WORK INSTRUCTIONS:
Everything from the line with "Recreate this image" through the line with "plt.rcParams['mathtext.default'] = 'regular'" should be repeated exactly, both of those lines included, and nothing else.
======== RECORDS FOR THE EXERCISE ========
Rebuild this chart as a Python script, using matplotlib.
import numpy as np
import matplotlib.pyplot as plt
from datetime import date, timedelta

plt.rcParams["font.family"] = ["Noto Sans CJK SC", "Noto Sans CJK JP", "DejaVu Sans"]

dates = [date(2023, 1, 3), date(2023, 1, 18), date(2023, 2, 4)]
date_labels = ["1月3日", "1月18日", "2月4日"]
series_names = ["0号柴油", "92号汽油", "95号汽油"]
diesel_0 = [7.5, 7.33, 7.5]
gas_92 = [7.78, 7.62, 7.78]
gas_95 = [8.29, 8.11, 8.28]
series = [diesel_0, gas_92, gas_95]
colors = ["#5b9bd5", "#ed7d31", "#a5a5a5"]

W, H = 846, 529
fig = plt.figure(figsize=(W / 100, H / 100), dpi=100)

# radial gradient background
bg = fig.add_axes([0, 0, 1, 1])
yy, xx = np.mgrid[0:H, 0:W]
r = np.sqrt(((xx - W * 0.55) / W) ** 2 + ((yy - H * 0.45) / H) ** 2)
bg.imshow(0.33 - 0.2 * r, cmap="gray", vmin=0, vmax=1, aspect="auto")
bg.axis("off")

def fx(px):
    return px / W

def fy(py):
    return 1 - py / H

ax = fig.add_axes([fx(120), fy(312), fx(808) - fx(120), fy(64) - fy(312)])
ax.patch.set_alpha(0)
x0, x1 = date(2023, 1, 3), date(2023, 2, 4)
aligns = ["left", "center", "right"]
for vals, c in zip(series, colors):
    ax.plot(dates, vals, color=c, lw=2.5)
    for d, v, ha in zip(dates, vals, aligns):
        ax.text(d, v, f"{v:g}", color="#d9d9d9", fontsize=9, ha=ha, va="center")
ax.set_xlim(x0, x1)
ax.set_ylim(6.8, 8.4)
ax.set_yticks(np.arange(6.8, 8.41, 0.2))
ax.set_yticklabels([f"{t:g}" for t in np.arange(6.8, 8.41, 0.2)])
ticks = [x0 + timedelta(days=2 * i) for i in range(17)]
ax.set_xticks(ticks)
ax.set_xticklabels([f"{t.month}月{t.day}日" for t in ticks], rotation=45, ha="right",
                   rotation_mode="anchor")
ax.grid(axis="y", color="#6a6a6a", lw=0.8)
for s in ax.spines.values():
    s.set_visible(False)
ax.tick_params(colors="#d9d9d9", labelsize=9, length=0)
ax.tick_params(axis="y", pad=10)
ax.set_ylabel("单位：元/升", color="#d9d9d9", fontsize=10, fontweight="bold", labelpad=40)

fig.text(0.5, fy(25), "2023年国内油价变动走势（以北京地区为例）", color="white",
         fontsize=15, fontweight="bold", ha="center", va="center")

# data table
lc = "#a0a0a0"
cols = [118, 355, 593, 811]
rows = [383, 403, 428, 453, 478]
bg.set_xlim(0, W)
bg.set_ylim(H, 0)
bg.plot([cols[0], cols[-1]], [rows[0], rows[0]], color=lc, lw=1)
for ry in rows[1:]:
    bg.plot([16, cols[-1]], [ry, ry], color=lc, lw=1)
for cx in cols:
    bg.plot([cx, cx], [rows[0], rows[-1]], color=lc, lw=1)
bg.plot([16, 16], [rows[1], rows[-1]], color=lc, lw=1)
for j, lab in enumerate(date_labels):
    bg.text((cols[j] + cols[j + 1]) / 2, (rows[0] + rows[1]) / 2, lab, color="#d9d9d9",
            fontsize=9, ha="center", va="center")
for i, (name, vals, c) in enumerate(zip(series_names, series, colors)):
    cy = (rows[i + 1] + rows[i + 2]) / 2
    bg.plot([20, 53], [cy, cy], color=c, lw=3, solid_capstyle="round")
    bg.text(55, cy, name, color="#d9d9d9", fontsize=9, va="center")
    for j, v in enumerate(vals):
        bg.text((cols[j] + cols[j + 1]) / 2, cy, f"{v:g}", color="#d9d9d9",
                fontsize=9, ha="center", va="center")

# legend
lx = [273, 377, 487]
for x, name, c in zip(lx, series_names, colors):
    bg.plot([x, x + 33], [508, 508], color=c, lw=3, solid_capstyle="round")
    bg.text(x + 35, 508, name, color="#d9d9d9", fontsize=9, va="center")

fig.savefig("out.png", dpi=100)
========
======== RECORDS FOR THE EXERCISE ========
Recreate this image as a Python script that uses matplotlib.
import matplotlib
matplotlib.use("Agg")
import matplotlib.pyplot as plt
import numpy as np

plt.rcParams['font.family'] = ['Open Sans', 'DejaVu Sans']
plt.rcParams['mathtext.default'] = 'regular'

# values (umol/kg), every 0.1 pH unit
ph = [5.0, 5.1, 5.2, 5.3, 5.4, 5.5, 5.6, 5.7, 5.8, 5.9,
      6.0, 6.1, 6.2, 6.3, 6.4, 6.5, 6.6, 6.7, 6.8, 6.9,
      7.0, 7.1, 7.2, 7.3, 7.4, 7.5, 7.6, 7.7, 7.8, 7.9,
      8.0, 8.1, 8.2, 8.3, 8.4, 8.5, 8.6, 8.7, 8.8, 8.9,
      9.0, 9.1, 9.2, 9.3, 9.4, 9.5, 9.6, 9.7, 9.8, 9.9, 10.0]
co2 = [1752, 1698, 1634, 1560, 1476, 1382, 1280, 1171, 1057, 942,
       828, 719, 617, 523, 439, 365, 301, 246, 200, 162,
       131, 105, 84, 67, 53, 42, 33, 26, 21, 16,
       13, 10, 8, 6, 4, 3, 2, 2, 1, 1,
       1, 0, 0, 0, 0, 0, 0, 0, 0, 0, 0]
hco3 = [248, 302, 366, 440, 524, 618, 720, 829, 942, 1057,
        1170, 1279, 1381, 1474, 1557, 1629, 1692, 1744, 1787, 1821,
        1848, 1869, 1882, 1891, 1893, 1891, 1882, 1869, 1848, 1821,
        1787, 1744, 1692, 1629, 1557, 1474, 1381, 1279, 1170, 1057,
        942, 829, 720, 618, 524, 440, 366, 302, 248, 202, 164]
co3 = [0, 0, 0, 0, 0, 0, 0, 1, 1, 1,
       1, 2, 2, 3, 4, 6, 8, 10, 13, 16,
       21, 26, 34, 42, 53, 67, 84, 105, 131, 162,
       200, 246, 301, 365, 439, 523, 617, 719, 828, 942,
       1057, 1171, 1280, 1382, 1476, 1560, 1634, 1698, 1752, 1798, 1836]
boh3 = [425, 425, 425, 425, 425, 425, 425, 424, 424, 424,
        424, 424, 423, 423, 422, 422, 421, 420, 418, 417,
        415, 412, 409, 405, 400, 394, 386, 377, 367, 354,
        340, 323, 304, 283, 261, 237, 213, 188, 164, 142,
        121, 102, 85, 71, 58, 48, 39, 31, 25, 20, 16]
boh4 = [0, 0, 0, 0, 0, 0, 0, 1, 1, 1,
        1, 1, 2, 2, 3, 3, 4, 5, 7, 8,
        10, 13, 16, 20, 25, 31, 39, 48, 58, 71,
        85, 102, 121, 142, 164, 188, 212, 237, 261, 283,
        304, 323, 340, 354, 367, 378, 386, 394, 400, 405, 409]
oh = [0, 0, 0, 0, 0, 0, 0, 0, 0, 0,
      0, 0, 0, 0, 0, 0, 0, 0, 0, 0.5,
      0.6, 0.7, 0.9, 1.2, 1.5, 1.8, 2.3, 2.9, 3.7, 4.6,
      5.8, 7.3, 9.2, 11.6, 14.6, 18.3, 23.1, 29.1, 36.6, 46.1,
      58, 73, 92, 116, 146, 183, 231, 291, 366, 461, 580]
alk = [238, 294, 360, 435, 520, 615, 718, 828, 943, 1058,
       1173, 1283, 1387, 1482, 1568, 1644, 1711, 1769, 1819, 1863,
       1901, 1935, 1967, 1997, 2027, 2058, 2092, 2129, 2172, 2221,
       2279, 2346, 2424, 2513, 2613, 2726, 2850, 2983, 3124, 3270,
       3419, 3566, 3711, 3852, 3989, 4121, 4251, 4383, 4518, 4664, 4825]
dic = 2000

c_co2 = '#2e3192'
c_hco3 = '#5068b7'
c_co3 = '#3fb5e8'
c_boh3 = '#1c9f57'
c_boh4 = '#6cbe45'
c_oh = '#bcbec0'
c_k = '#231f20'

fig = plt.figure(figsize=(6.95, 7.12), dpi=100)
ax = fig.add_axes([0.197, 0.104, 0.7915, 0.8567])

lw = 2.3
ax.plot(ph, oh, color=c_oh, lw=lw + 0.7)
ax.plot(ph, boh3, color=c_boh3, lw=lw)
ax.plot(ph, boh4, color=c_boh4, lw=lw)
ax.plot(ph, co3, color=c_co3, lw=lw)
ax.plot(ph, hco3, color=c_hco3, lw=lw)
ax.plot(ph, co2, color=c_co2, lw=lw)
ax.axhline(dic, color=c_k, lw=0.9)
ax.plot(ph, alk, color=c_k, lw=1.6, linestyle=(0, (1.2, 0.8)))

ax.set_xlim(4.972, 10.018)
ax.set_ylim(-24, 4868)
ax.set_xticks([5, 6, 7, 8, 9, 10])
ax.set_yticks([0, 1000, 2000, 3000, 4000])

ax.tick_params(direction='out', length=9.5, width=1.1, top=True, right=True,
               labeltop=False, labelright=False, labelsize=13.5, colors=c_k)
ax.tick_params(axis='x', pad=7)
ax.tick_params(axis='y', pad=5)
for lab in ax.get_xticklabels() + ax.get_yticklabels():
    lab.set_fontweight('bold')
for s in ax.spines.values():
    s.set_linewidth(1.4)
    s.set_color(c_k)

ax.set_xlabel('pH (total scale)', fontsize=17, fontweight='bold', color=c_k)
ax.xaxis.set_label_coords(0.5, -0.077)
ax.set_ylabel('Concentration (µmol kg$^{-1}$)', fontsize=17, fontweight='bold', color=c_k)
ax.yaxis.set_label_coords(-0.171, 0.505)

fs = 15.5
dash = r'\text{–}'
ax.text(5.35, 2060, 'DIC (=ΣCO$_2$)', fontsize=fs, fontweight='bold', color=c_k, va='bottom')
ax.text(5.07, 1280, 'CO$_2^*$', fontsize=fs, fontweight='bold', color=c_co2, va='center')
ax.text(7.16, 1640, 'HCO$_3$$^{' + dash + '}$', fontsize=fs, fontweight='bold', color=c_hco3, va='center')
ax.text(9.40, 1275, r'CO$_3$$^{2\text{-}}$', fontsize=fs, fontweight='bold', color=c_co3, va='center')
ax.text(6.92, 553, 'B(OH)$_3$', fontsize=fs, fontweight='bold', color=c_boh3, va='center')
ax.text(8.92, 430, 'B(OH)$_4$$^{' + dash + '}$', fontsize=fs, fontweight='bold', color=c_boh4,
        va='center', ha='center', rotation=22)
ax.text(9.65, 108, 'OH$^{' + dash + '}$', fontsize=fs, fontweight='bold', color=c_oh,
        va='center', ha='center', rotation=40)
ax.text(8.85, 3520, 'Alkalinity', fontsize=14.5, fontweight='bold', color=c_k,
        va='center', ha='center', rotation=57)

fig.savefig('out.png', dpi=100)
========
======== RECORDS FOR THE EXERCISE ========
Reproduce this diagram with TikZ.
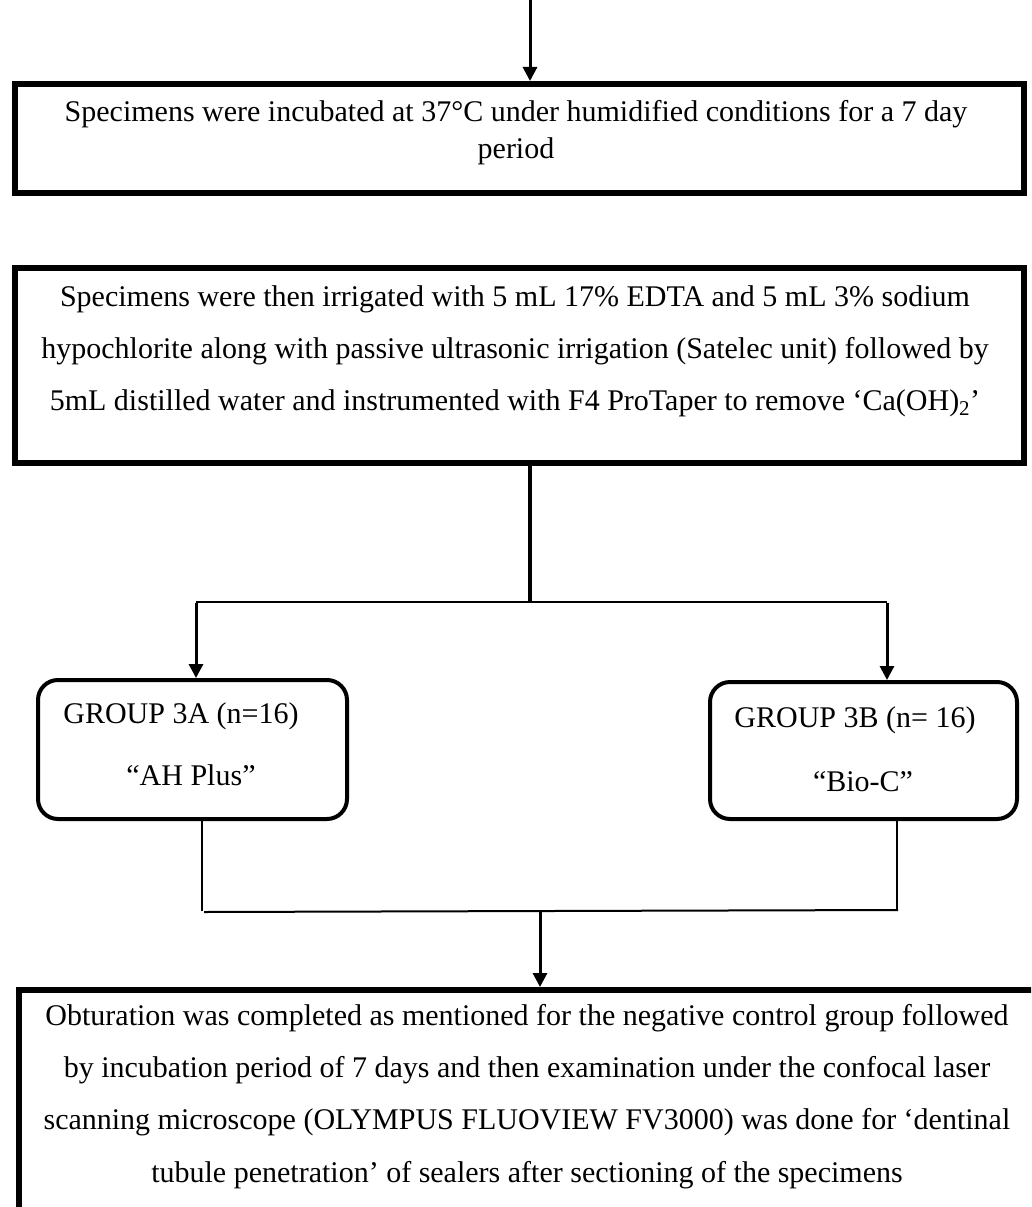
========
EXERCISE OUTPUT:
Recreate this image as a Python script that uses matplotlib.
import matplotlib
matplotlib.use("Agg")
import matplotlib.pyplot as plt
import numpy as np

plt.rcParams['font.family'] = ['Open Sans', 'DejaVu Sans']
plt.rcParams['mathtext.default'] = 'regular'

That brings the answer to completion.